■ **EXERCISE DIRECTIONS**
Begin with the line holding "Output the Python", end with the line holding "var serumNormal = [20, 40, 80];", and repeat every line in between exactly, without pictures.

[START LISTING]

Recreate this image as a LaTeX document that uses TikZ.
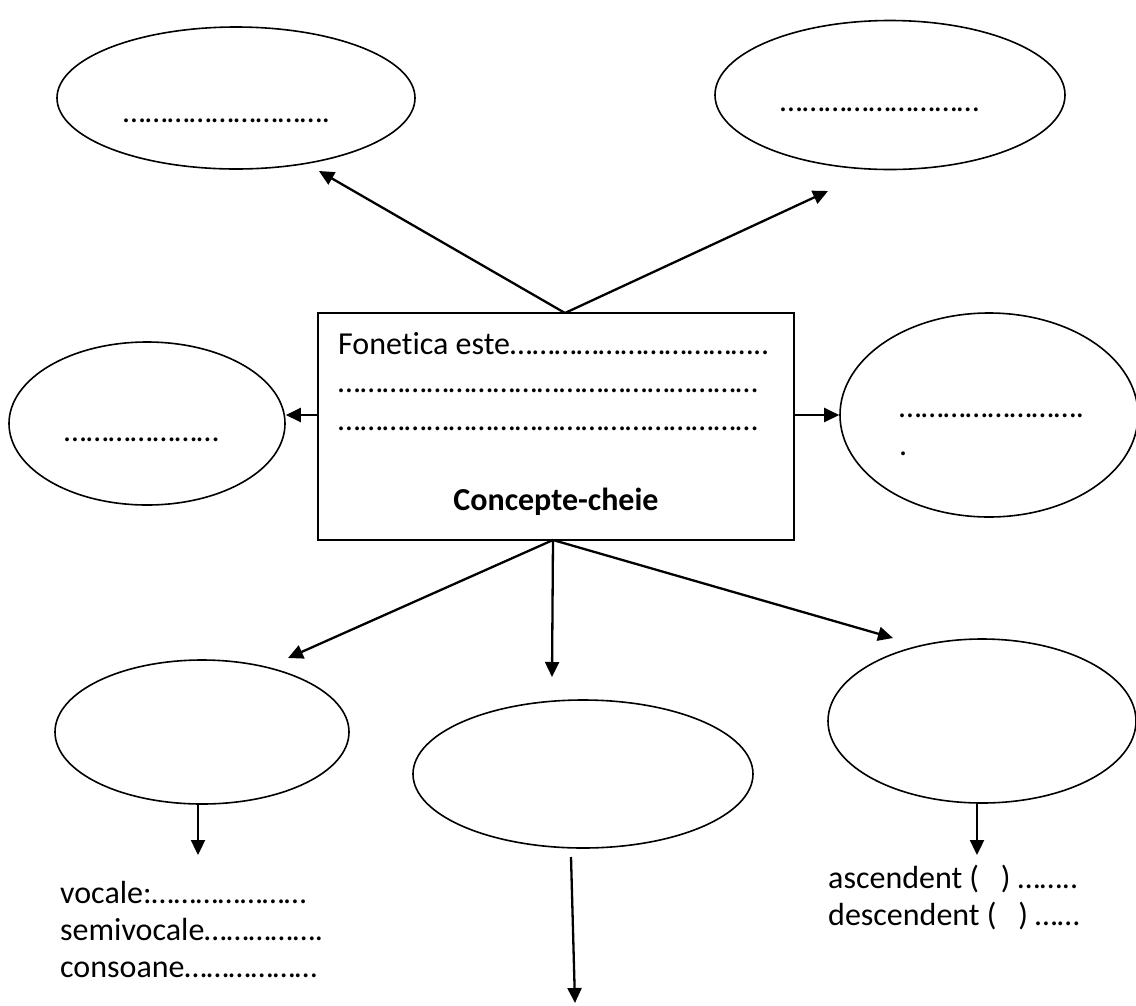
\documentclass[tikz,border=0pt]{standalone}
\usepackage{fontspec}
\setmainfont{Carlito}[Ligatures={NoCommon}]
\usetikzlibrary{shapes.geometric,arrows.meta}
\newcommand\dts[1]{\foreach\k in {1,...,#1}{…}}
\begin{document}
\begin{tikzpicture}[x=1pt,y=-1pt,
  oval/.style={ellipse,draw,line width=1.6pt,inner sep=0pt},
  conn/.style={line width=2.3pt,-{Triangle[length=15pt,width=14pt]}},
  txt/.style={anchor=base west,inner sep=0pt,font=\fontsize{32}{38}\selectfont},
  every node/.append style={font=\fontsize{32}{38}\selectfont}]
\useasboundingbox (0,0) rectangle (1136,1005);
% central box
\node[draw,line width=1.9pt,minimum width=476pt,minimum height=227pt,inner sep=0pt] (box) at (556,426.5) {};
\coordinate (btop) at (565,313);
\coordinate (bbot) at (553,540);
\node[txt] (l1) at (338,354) {Fonetica este\dts{11}..};
\node[txt] (l2) at (338,392) {\dts{19}};
\node[txt] (l3) at (338,430) {\dts{19}};
\node[anchor=base,inner sep=0pt,font=\fontsize{32}{38}\selectfont\bfseries] (cc) at (556,510) {Concepte-cheie};
% ellipses
\node[oval,minimum width=358pt,minimum height=142pt] (tl) at (236,98) {};
\node[oval,minimum width=350pt,minimum height=149pt] (tr) at (890,95) {};
\node[oval,minimum width=276pt,minimum height=163pt] (le) at (147,423.5) {};
\node[oval,minimum width=298pt,minimum height=204pt] (ri) at (989,415) {};
\node[oval,minimum width=294pt,minimum height=144pt] (bl) at (202,732) {};
\node[oval,minimum width=340pt,minimum height=148pt] (bm) at (583,774) {};
\node[oval,minimum width=308pt,minimum height=164pt] (br) at (982,721) {};
% ellipse texts
\node[txt] (tlt) at (123,122) {\dts{9}.};
\node[txt] (trt) at (780,111) {\dts{9}};
\node[txt] (let) at (64,441) {\dts{7}};
\node[txt] (rit) at (899,417) {\dts{8}.};
\node[txt] (rit2) at (899,455) {.};
% connectors
\coordinate (tlend) at (319,171);
\coordinate (trend) at (828,191);
\coordinate (blend) at (288,658);
\coordinate (bmend) at (552,677);
\coordinate (brend) at (893,638);
\draw[conn] (btop) -- (tlend);
\draw[conn] (btop) -- (trend);
\draw[conn] (box.west |- 0,415) -- (le.east |- 0,415);
\draw[conn] (box.east |- 0,415) -- (ri.west |- 0,415);
\draw[conn] (bbot) -- (blend);
\draw[conn] (bbot) -- (bmend);
\draw[conn] (bbot) -- (brend);
% lower arrows
\coordinate (bla) at (198,855);
\coordinate (bra) at (977,855);
\coordinate (bms) at (571,857);
\coordinate (bme) at (575,1003);
\draw[conn] (bl.south -| 198,0) -- (bla);
\draw[conn] (br.south -| 977,0) -- (bra);
\draw[conn] (bms) -- (bme);
% bottom texts
\node[txt] (v1) at (60,903) {vocale:\dts{7}};
\node[txt] (v2) at (60,940) {semivocale\dts{5}.};
\node[txt] (v3) at (60,977) {consoane\dts{6}};
\node[txt] (a1) at (828,888) {ascendent (\ \ \ ) \dts{2}..};
\node[txt] (a2) at (828,925) {descendent (\ \ \ ) \dts{2}};
\end{tikzpicture}
\end{document}
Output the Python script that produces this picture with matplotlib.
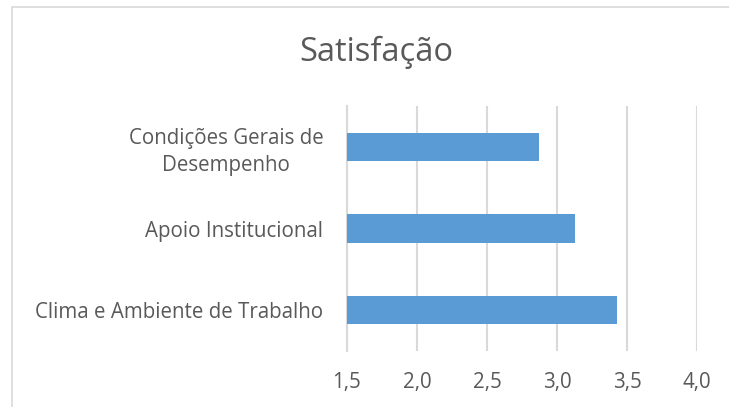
import matplotlib.pyplot as plt
from matplotlib.patches import Rectangle

categorias = ['Clima e Ambiente de Trabalho', 'Apoio Institucional', 'Condições Gerais de\nDesempenho']
valores = [3.43, 3.13, 2.87]
ticks_x = [1.5, 2.0, 2.5, 3.0, 3.5, 4.0]
ticks_x_txt = ['1,5', '2,0', '2,5', '3,0', '3,5', '4,0']

cinza = '#595959'
linha = '#D9D9D9'

plt.rcParams['font.family'] = ['Open Sans', 'DejaVu Sans']

fig = plt.figure(figsize=(7.29, 4.07), dpi=100)
ax = fig.add_axes([347/729, 1 - 351/407, 350/729, 245/407])

pos = list(range(len(categorias)))
ax.barh(pos, valores, height=0.35, left=0, color='#5B9BD5', zorder=3)
ax.set_xlim(1.5, 4.0)
ax.set_ylim(-0.5, 2.5)
ax.set_xticks(ticks_x)
ax.set_xticklabels(ticks_x_txt)
ax.set_yticks(pos)
ax.set_yticklabels(categorias, multialignment='center', linespacing=1.35)
ax.tick_params(axis='both', length=0, colors=cinza, labelsize=14.8)
ax.tick_params(axis='y', pad=17)
ax.tick_params(axis='x', pad=15)
ax.grid(axis='x', color=linha, linewidth=1.5, zorder=0)
for s in ['top', 'right', 'bottom']:
    ax.spines[s].set_visible(False)
ax.spines['left'].set_color(linha)
ax.spines['left'].set_linewidth(1.5)

fig.text(376/729, 1 - 52/407, 'Satisfação', ha='center', va='center', fontsize=23.5, color=cinza)

# borda da área do gráfico
fig.patches.append(Rectangle((12/729, -0.1), 1.1, 1 - 6.5/407 + 0.1, transform=fig.transFigure,
                             fill=False, edgecolor=linha, linewidth=1.2))

fig.savefig('out.png', dpi=100)
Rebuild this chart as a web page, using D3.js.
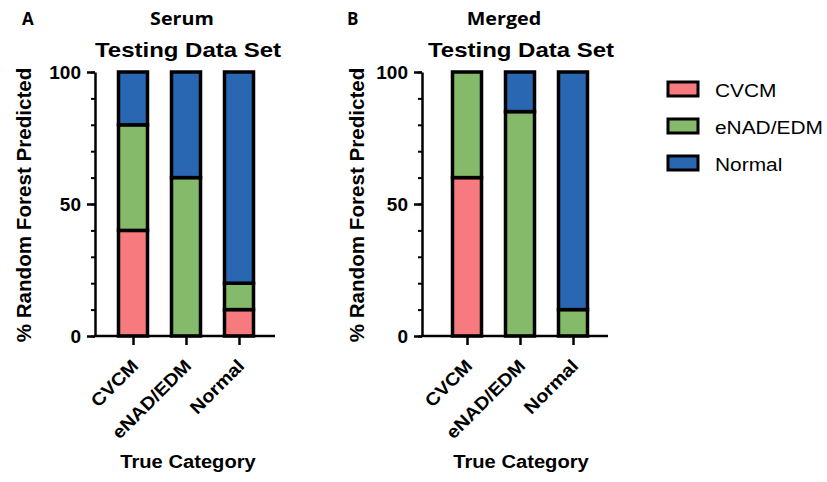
<!DOCTYPE html>
<html>
<head>
<meta charset="utf-8">
<script src="https://d3js.org/d3.v7.min.js"></script>
<style>
body { margin: 0; background: #fff; }
svg text { font-family: "Liberation Sans", Arial, sans-serif; }
</style>
</head>
<body>
<div id="chart"></div>
<script>
// values (% of each true category)
var categories = ["CVCM", "eNAD/EDM", "Normal"];
var groups = ["CVCM", "eNAD/EDM", "Normal"];
var colors = ["#F77B7E", "#84BA69", "#2A67B3"];

var serumCVCM   = [40, 0, 10];
var serumENAD   = [40, 60, 10];
var serumNormal = [20, 40, 80];

var mergedCVCM   = [60, 0, 0];
var mergedENAD   = [40, 85, 10];
var mergedNormal = [0, 15, 90];

var yTicks = [0, 50, 100];

var svg = d3.select("#chart").append("svg")
  .attr("width", 827)
  .attr("height", 482);

var y = d3.scaleLinear().domain([0, 100]).range([336, 72]);

// the original text is a wider face than Arial, so stretch it a bit
function label(g, x, yy, txt, size, sx, opts) {
  opts = opts || {};
  return g.append("text")
    .attr("transform", "translate(" + x + "," + yy + ")" + (opts.rot ? " rotate(" + opts.rot + ")" : "") + " scale(" + sx + ",1)")
    .attr("text-anchor", opts.anchor || "middle")
    .attr("font-size", size)
    .attr("font-weight", opts.normal ? "normal" : "bold")
    .style("font-family", opts.family || null)
    .text(txt);
}

function drawPanel(p) {
  var rows = categories.map(function(c, i) {
    return { cat: c, CVCM: p.a[i], "eNAD/EDM": p.b[i], Normal: p.c[i] };
  });
  var series = d3.stack().keys(groups)(rows);

  var x = d3.scalePoint().domain(categories).range([p.first, p.last]);
  var g = svg.append("g");

  // bars
  series.forEach(function(s, k) {
    g.selectAll(null)
      .data(s.filter(function(d) { return d[1] - d[0] > 0; }))
      .enter().append("rect")
      .attr("x", function(d) { return x(d.data.cat) - 14.5; })
      .attr("width", 29)
      .attr("y", function(d) { return y(d[1]); })
      .attr("height", function(d) { return y(d[0]) - y(d[1]); })
      .attr("fill", colors[k])
      .attr("stroke", "#000")
      .attr("stroke-width", 3.5);
  });

  // y axis: minor ticks every 10
  g.append("g")
    .attr("transform", "translate(" + p.left + ",0)")
    .call(d3.axisLeft(y).tickValues(d3.range(0, 101, 10)).tickSize(4).tickFormat(""))
    .call(function(a) { a.select(".domain").remove(); })
    .selectAll("line").attr("stroke-width", 2);

  var ya = g.append("g")
    .attr("transform", "translate(" + p.left + ",0)")
    .call(d3.axisLeft(y).tickValues(yTicks).tickSize(8).tickPadding(6).tickSizeOuter(0));
  ya.select(".domain").attr("stroke-width", 2.5);
  ya.selectAll("line").attr("stroke-width", 2.5);
  ya.selectAll("text")
    .attr("font-size", 19).attr("font-weight", "bold").attr("fill", "#000");

  // x axis
  var xa = g.append("g")
    .attr("transform", "translate(0,336)")
    .call(d3.axisBottom(x).tickSize(9).tickSizeOuter(0));
  xa.select(".domain").remove();
  xa.selectAll("line").attr("stroke-width", 2.5);
  xa.selectAll("text")
    .attr("font-size", 18).attr("font-weight", "bold").attr("fill", "#000")
    .attr("text-anchor", "end")
    .attr("x", 0).attr("y", 0).attr("dy", 0)
    .attr("transform", "translate(6,31) rotate(-45) scale(1.1,1)");

  g.append("line")
    .attr("x1", p.left - 1).attr("x2", p.right)
    .attr("y1", 336).attr("y2", 336)
    .attr("stroke", "#000").attr("stroke-width", 2.5);

  // labels
  label(g, p.ylabX, 205, "% Random Forest Predicted", 20, 1.03, { rot: -90 });
  label(g, p.titleX, 57, "Testing Data Set", 20, 1.2);
  label(g, p.supX, 25, p.name, 17, 1.16, { family: "'Open Sans', sans-serif" });
  label(g, p.letterX, 25, p.letter, 17, 1, { family: "'Open Sans', sans-serif", anchor: "start" });
  label(g, p.titleX, 468, "True Category", 18.5, 1.09);
}

drawPanel({ a: serumCVCM, b: serumENAD, c: serumNormal, name: "Serum", letter: "A",
  left: 95, first: 133, last: 239, right: 275, ylabX: 31, titleX: 188, supX: 182, letterX: 22 });
drawPanel({ a: mergedCVCM, b: mergedENAD, c: mergedNormal, name: "Merged", letter: "B",
  left: 422, first: 467, last: 573, right: 608, ylabX: 364, titleX: 521, supX: 504, letterX: 347 });

// legend
var legend = svg.append("g").attr("transform", "translate(668,82)");
groups.forEach(function(gname, i) {
  var row = legend.append("g").attr("transform", "translate(0," + (i * 37) + ")");
  row.append("rect")
    .attr("width", 30).attr("height", 14)
    .attr("fill", colors[i]).attr("stroke", "#000").attr("stroke-width", 3);
  label(row, 47, 15, gname, 18.5, 1.13, { anchor: "start", normal: true });
});
</script>
</body>
</html>
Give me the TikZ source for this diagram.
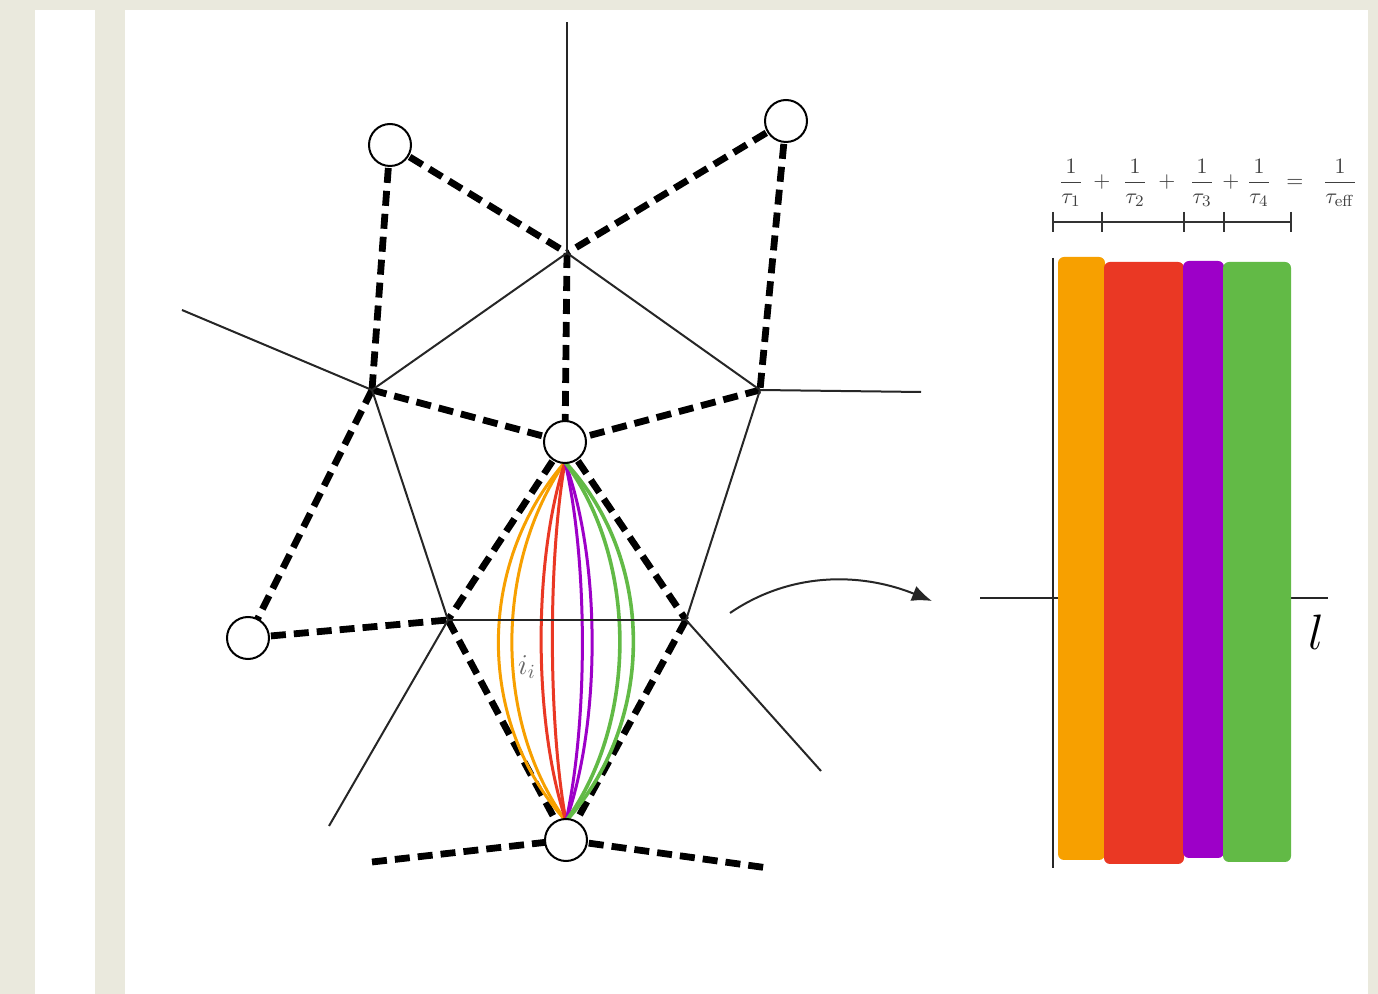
\documentclass[tikz,border=0pt]{standalone}
\usetikzlibrary{arrows.meta}
\definecolor{bg}{RGB}{234,233,221}
\definecolor{myorange}{RGB}{247,160,0}
\definecolor{myred}{RGB}{234,56,36}
\definecolor{mypurple}{RGB}{157,0,200}
\definecolor{mygreen}{RGB}{98,186,70}
\begin{document}
\begin{tikzpicture}[x=0.5pt,y=-0.5pt,
  site/.style={circle,draw,line width=1pt,fill=white,minimum size=21pt,inner sep=0pt},
  vor/.style={line width=1pt,black!85},
  del/.style={line width=3.4pt,dash pattern=on 7.5pt off 4pt},
  curve/.style={line width=1.5pt},
  tick/.style={line width=1pt,black!80},
  bar/.style={rounded corners=3pt},
  eq/.style={anchor=base,inner sep=0pt,text=black!75,font=\fontsize{11}{13}\selectfont}]
\useasboundingbox (0,0) rectangle (1378,994);
% background
\fill[bg] (0,0) rectangle (1378,994);
\fill[white] (35,10) rectangle (95,994);
\fill[white] (125,10) rectangle (1368,994);
% sites and vertices
\coordinate (c1) at (390,145);
\coordinate (c2) at (786,121);
\coordinate (c3) at (565,442);
\coordinate (c4) at (248,638);
\coordinate (c5) at (566,840);
\coordinate (A) at (567,253);
\coordinate (B) at (372,390);
\coordinate (D) at (760,390);
\coordinate (E) at (448,620);
\coordinate (F) at (686,620);
\coordinate (Atop) at (567,22);
\coordinate (Bout) at (182,310);
\coordinate (Dout) at (921,392);
\coordinate (Eout) at (329,826);
\coordinate (Fout) at (821,771);
\coordinate (L5) at (372,862);
\coordinate (R5) at (768,868);
% dashed (Delaunay) edges
\draw[del] (c1) -- (A);
\draw[del] (c2) -- (A);
\draw[del] (c1) -- (B);
\draw[del] (c2) -- (D);
\draw[del] (A) -- (c3);
\draw[del] (B) -- (c3);
\draw[del] (D) -- (c3);
\draw[del] (B) -- (c4);
\draw[del] (c4) -- (E);
\draw[del] (c3) -- (E);
\draw[del] (c3) -- (F);
\draw[del] (E) -- (c5);
\draw[del] (F) -- (c5);
\draw[del] (L5) -- (c5);
\draw[del] (c5) -- (R5);
% colored curves
\coordinate (t) at (565,462);
\coordinate (b) at (566,821);
\draw[curve,myorange] (t) .. controls (476,565) and (476,722) .. (b);
\draw[curve,myorange] (t) .. controls (494,565) and (494,722) .. (b);
\draw[curve,myred] (t) .. controls (533,560) and (533,722) .. (b);
\draw[curve,myred] (t) .. controls (548,560) and (548,722) .. (b);
\draw[curve,mypurple] (t) .. controls (588,560) and (588,722) .. (b);
\draw[curve,mypurple] (t) .. controls (601,560) and (601,722) .. (b);
\draw[curve,mygreen,line width=1.8pt] (t) .. controls (638,560) and (638,722) .. (b);
\draw[curve,mygreen,line width=1.8pt] (t) .. controls (656,560) and (656,722) .. (b);
% Voronoi edges
\draw[vor] (A) -- (Atop);
\draw[vor] (A) -- (B);
\draw[vor] (A) -- (D);
\draw[vor] (B) -- (Bout);
\draw[vor] (D) -- (Dout);
\draw[vor] (B) -- (E);
\draw[vor] (D) -- (F);
\draw[vor] (E) -- (F);
\draw[vor] (E) -- (Eout);
\draw[vor] (F) -- (Fout);
% sites on top
\node[site] (n1) at (c1) {};
\node[site] (n2) at (c2) {};
\node[site] (n3) at (c3) {};
\node[site] (n4) at (c4) {};
\node[site] (n5) at (c5) {};
% label
\node[text=black!60,font=\fontsize{14}{16}\selectfont] (lab) at (527,667) {$i_i$};
% arrow
\coordinate (as) at (730,613);
\coordinate (ae) at (932,601);
\draw[line width=1pt,black!85,-{Latex[length=10pt,width=8pt]}] (as) .. controls (790,572) and (860,572) .. (ae);
% right panel
\coordinate (hl) at (980,598);
\coordinate (hr) at (1328,598);
\draw[vor] (hl) -- (hr);
\fill[myorange,bar] (1058,257) rectangle (1105,860);
\fill[myred,bar] (1104,262) rectangle (1184,864);
\fill[mypurple,bar] (1183,261) rectangle (1224,858);
\fill[mygreen,bar] (1223,262) rectangle (1291,862);
\coordinate (vt) at (1053,258);
\coordinate (vb) at (1053,868);
\draw[vor] (vt) -- (vb);
\node[font=\fontsize{30}{36}\selectfont] (ell) at (1316,632) {$l$};
% scale bar
\coordinate (s0) at (1053,222);
\coordinate (s4) at (1291,222);
\draw[tick] (s0) -- (s4);
\foreach \xx in {1053,1102,1184,1224,1291}
  \draw[tick] (\xx,212) -- (\xx,232);
% formula
\node[eq] (f1) at (1071,188) {$\displaystyle\frac{1}{\tau_1}$};
\node[eq] (p1) at (1102,188) {$+$};
\node[eq] (f2) at (1135,188) {$\displaystyle\frac{1}{\tau_2}$};
\node[eq] (p2) at (1167,188) {$+$};
\node[eq] (f3) at (1202,188) {$\displaystyle\frac{1}{\tau_3}$};
\node[eq] (p3) at (1231,188) {$+$};
\node[eq] (f4) at (1259,188) {$\displaystyle\frac{1}{\tau_4}$};
\node[eq] (eqs) at (1295,188) {$=$};
\node[eq] (f5) at (1340,188) {$\displaystyle\frac{1}{\tau_{\mathrm{eff}}}$};
\end{tikzpicture}
\end{document}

[END LISTING]

■ **REPLY TO THE TASK**
Output the Python script that produces this picture with matplotlib.
import matplotlib.pyplot as plt
from matplotlib.patches import Rectangle

categorias = ['Clima e Ambiente de Trabalho', 'Apoio Institucional', 'Condições Gerais de\nDesempenho']
valores = [3.43, 3.13, 2.87]
ticks_x = [1.5, 2.0, 2.5, 3.0, 3.5, 4.0]
ticks_x_txt = ['1,5', '2,0', '2,5', '3,0', '3,5', '4,0']

cinza = '#595959'
linha = '#D9D9D9'

plt.rcParams['font.family'] = ['Open Sans', 'DejaVu Sans']

fig = plt.figure(figsize=(7.29, 4.07), dpi=100)
ax = fig.add_axes([347/729, 1 - 351/407, 350/729, 245/407])

pos = list(range(len(categorias)))
ax.barh(pos, valores, height=0.35, left=0, color='#5B9BD5', zorder=3)
ax.set_xlim(1.5, 4.0)
ax.set_ylim(-0.5, 2.5)
ax.set_xticks(ticks_x)
ax.set_xticklabels(ticks_x_txt)
ax.set_yticks(pos)
ax.set_yticklabels(categorias, multialignment='center', linespacing=1.35)
ax.tick_params(axis='both', length=0, colors=cinza, labelsize=14.8)
ax.tick_params(axis='y', pad=17)
ax.tick_params(axis='x', pad=15)
ax.grid(axis='x', color=linha, linewidth=1.5, zorder=0)
for s in ['top', 'right', 'bottom']:
    ax.spines[s].set_visible(False)
ax.spines['left'].set_color(linha)
ax.spines['left'].set_linewidth(1.5)

fig.text(376/729, 1 - 52/407, 'Satisfação', ha='center', va='center', fontsize=23.5, color=cinza)

# borda da área do gráfico
fig.patches.append(Rectangle((12/729, -0.1), 1.1, 1 - 6.5/407 + 0.1, transform=fig.transFigure,
                             fill=False, edgecolor=linha, linewidth=1.2))

fig.savefig('out.png', dpi=100)
Rebuild this chart as a web page, using D3.js.
<!DOCTYPE html>
<html>
<head>
<meta charset="utf-8">
<script src="https://d3js.org/d3.v7.min.js"></script>
<style>
body { margin: 0; background: #fff; }
svg text { font-family: "Liberation Sans", Arial, sans-serif; }
</style>
</head>
<body>
<div id="chart"></div>
<script>
// values (% of each true category)
var categories = ["CVCM", "eNAD/EDM", "Normal"];
var groups = ["CVCM", "eNAD/EDM", "Normal"];
var colors = ["#F77B7E", "#84BA69", "#2A67B3"];

var serumCVCM   = [40, 0, 10];
var serumENAD   = [40, 60, 10];
var serumNormal = [20, 40, 80];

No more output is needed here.